## BEGIN Stored data
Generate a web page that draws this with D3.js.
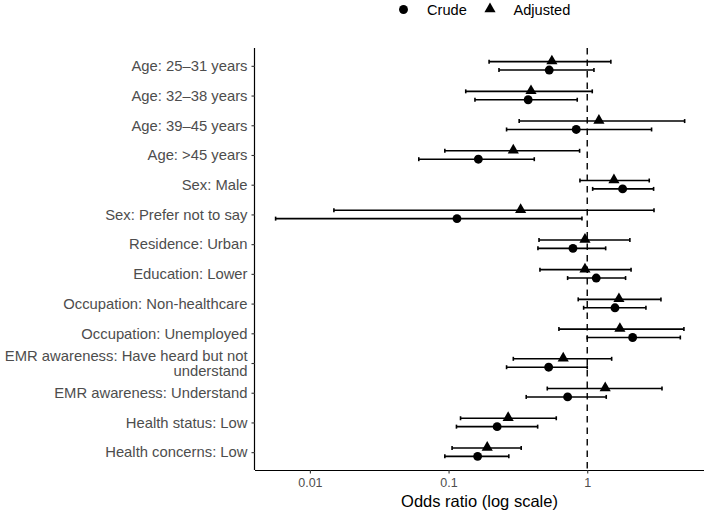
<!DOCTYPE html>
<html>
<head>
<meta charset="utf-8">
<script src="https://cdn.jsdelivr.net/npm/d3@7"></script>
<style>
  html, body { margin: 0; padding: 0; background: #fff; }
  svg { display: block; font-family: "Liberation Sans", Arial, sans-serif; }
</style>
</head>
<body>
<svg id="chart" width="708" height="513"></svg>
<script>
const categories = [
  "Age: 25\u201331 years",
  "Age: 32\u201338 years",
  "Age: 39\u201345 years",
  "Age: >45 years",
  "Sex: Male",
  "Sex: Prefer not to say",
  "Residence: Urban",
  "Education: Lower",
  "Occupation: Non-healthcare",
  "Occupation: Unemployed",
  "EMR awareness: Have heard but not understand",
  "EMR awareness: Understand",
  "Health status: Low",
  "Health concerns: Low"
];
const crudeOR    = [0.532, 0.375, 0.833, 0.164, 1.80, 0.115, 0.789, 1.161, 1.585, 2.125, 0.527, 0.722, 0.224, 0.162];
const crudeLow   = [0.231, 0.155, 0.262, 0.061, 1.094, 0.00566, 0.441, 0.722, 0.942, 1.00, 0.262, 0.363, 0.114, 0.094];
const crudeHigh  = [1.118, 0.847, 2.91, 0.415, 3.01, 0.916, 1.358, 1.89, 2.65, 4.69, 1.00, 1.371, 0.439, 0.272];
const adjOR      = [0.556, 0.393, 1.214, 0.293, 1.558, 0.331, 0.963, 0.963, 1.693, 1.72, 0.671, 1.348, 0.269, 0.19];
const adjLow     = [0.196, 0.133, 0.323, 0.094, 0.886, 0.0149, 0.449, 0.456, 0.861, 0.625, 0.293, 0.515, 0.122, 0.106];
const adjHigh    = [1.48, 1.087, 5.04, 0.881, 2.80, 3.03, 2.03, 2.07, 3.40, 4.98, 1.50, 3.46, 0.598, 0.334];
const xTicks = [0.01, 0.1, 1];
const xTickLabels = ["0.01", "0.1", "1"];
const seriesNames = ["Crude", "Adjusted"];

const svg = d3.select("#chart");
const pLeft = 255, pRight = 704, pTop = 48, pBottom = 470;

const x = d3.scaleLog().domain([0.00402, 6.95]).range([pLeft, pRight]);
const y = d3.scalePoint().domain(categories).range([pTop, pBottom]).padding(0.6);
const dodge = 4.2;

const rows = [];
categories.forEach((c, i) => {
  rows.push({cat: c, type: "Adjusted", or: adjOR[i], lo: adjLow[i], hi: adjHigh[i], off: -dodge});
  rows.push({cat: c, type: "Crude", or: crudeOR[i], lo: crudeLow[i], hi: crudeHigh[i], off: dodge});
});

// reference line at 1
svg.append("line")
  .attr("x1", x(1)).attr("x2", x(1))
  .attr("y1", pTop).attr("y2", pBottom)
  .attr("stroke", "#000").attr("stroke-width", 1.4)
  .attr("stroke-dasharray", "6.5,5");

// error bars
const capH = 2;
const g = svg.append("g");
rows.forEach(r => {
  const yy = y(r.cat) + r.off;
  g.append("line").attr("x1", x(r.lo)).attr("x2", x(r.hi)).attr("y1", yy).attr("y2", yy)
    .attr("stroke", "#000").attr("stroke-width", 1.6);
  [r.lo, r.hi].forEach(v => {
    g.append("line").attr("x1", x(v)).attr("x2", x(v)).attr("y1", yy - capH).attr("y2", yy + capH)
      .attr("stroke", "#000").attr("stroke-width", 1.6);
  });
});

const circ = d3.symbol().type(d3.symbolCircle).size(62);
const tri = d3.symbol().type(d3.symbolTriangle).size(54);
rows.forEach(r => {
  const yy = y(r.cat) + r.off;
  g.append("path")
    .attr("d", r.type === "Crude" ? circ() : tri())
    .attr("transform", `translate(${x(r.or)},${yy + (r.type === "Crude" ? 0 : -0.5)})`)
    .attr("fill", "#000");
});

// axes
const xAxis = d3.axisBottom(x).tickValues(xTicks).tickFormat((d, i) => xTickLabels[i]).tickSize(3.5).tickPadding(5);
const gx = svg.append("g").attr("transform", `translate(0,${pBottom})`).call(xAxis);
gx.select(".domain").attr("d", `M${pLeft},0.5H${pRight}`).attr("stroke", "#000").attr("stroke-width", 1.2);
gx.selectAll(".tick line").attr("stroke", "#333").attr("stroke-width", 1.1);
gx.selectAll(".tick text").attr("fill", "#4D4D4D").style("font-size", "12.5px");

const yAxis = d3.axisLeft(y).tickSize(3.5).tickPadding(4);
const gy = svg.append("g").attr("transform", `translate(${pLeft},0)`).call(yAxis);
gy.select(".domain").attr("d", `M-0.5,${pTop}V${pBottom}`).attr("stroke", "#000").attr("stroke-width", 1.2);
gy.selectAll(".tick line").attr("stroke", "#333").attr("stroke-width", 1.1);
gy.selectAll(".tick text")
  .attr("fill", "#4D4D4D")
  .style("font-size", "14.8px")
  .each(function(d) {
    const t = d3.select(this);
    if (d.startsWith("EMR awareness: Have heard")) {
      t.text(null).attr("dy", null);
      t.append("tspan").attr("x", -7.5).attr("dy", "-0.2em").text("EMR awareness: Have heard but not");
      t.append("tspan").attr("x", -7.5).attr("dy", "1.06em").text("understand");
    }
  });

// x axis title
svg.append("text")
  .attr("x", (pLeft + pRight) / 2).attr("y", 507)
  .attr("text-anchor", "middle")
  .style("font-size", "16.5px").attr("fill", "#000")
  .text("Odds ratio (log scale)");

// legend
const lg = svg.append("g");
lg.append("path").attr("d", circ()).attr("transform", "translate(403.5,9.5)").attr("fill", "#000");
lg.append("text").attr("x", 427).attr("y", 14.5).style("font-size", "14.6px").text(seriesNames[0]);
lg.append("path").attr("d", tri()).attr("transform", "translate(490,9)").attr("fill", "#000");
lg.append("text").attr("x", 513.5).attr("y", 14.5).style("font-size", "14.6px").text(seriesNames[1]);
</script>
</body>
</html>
## END Stored data
Set down the material above as is, without any pictures.

Generate a web page that draws this with D3.js.
<!DOCTYPE html>
<html>
<head>
<meta charset="utf-8">
<script src="https://cdn.jsdelivr.net/npm/d3@7"></script>
<style>
  html, body { margin: 0; padding: 0; background: #fff; }
  svg { display: block; font-family: "Liberation Sans", Arial, sans-serif; }
</style>
</head>
<body>
<svg id="chart" width="708" height="513"></svg>
<script>
const categories = [
  "Age: 25\u201331 years",
  "Age: 32\u201338 years",
  "Age: 39\u201345 years",
  "Age: >45 years",
  "Sex: Male",
  "Sex: Prefer not to say",
  "Residence: Urban",
  "Education: Lower",
  "Occupation: Non-healthcare",
  "Occupation: Unemployed",
  "EMR awareness: Have heard but not understand",
  "EMR awareness: Understand",
  "Health status: Low",
  "Health concerns: Low"
];
const crudeOR    = [0.532, 0.375, 0.833, 0.164, 1.80, 0.115, 0.789, 1.161, 1.585, 2.125, 0.527, 0.722, 0.224, 0.162];
const crudeLow   = [0.231, 0.155, 0.262, 0.061, 1.094, 0.00566, 0.441, 0.722, 0.942, 1.00, 0.262, 0.363, 0.114, 0.094];
const crudeHigh  = [1.118, 0.847, 2.91, 0.415, 3.01, 0.916, 1.358, 1.89, 2.65, 4.69, 1.00, 1.371, 0.439, 0.272];
const adjOR      = [0.556, 0.393, 1.214, 0.293, 1.558, 0.331, 0.963, 0.963, 1.693, 1.72, 0.671, 1.348, 0.269, 0.19];
const adjLow     = [0.196, 0.133, 0.323, 0.094, 0.886, 0.0149, 0.449, 0.456, 0.861, 0.625, 0.293, 0.515, 0.122, 0.106];
const adjHigh    = [1.48, 1.087, 5.04, 0.881, 2.80, 3.03, 2.03, 2.07, 3.40, 4.98, 1.50, 3.46, 0.598, 0.334];
const xTicks = [0.01, 0.1, 1];
const xTickLabels = ["0.01", "0.1", "1"];
const seriesNames = ["Crude", "Adjusted"];

const svg = d3.select("#chart");
const pLeft = 255, pRight = 704, pTop = 48, pBottom = 470;

const x = d3.scaleLog().domain([0.00402, 6.95]).range([pLeft, pRight]);
const y = d3.scalePoint().domain(categories).range([pTop, pBottom]).padding(0.6);
const dodge = 4.2;

const rows = [];
categories.forEach((c, i) => {
  rows.push({cat: c, type: "Adjusted", or: adjOR[i], lo: adjLow[i], hi: adjHigh[i], off: -dodge});
  rows.push({cat: c, type: "Crude", or: crudeOR[i], lo: crudeLow[i], hi: crudeHigh[i], off: dodge});
});

// reference line at 1
svg.append("line")
  .attr("x1", x(1)).attr("x2", x(1))
  .attr("y1", pTop).attr("y2", pBottom)
  .attr("stroke", "#000").attr("stroke-width", 1.4)
  .attr("stroke-dasharray", "6.5,5");

// error bars
const capH = 2;
const g = svg.append("g");
rows.forEach(r => {
  const yy = y(r.cat) + r.off;
  g.append("line").attr("x1", x(r.lo)).attr("x2", x(r.hi)).attr("y1", yy).attr("y2", yy)
    .attr("stroke", "#000").attr("stroke-width", 1.6);
  [r.lo, r.hi].forEach(v => {
    g.append("line").attr("x1", x(v)).attr("x2", x(v)).attr("y1", yy - capH).attr("y2", yy + capH)
      .attr("stroke", "#000").attr("stroke-width", 1.6);
  });
});

const circ = d3.symbol().type(d3.symbolCircle).size(62);
const tri = d3.symbol().type(d3.symbolTriangle).size(54);
rows.forEach(r => {
  const yy = y(r.cat) + r.off;
  g.append("path")
    .attr("d", r.type === "Crude" ? circ() : tri())
    .attr("transform", `translate(${x(r.or)},${yy + (r.type === "Crude" ? 0 : -0.5)})`)
    .attr("fill", "#000");
});

// axes
const xAxis = d3.axisBottom(x).tickValues(xTicks).tickFormat((d, i) => xTickLabels[i]).tickSize(3.5).tickPadding(5);
const gx = svg.append("g").attr("transform", `translate(0,${pBottom})`).call(xAxis);
gx.select(".domain").attr("d", `M${pLeft},0.5H${pRight}`).attr("stroke", "#000").attr("stroke-width", 1.2);
gx.selectAll(".tick line").attr("stroke", "#333").attr("stroke-width", 1.1);
gx.selectAll(".tick text").attr("fill", "#4D4D4D").style("font-size", "12.5px");

const yAxis = d3.axisLeft(y).tickSize(3.5).tickPadding(4);
const gy = svg.append("g").attr("transform", `translate(${pLeft},0)`).call(yAxis);
gy.select(".domain").attr("d", `M-0.5,${pTop}V${pBottom}`).attr("stroke", "#000").attr("stroke-width", 1.2);
gy.selectAll(".tick line").attr("stroke", "#333").attr("stroke-width", 1.1);
gy.selectAll(".tick text")
  .attr("fill", "#4D4D4D")
  .style("font-size", "14.8px")
  .each(function(d) {
    const t = d3.select(this);
    if (d.startsWith("EMR awareness: Have heard")) {
      t.text(null).attr("dy", null);
      t.append("tspan").attr("x", -7.5).attr("dy", "-0.2em").text("EMR awareness: Have heard but not");
      t.append("tspan").attr("x", -7.5).attr("dy", "1.06em").text("understand");
    }
  });

// x axis title
svg.append("text")
  .attr("x", (pLeft + pRight) / 2).attr("y", 507)
  .attr("text-anchor", "middle")
  .style("font-size", "16.5px").attr("fill", "#000")
  .text("Odds ratio (log scale)");

// legend
const lg = svg.append("g");
lg.append("path").attr("d", circ()).attr("transform", "translate(403.5,9.5)").attr("fill", "#000");
lg.append("text").attr("x", 427).attr("y", 14.5).style("font-size", "14.6px").text(seriesNames[0]);
lg.append("path").attr("d", tri()).attr("transform", "translate(490,9)").attr("fill", "#000");
lg.append("text").attr("x", 513.5).attr("y", 14.5).style("font-size", "14.6px").text(seriesNames[1]);
</script>
</body>
</html>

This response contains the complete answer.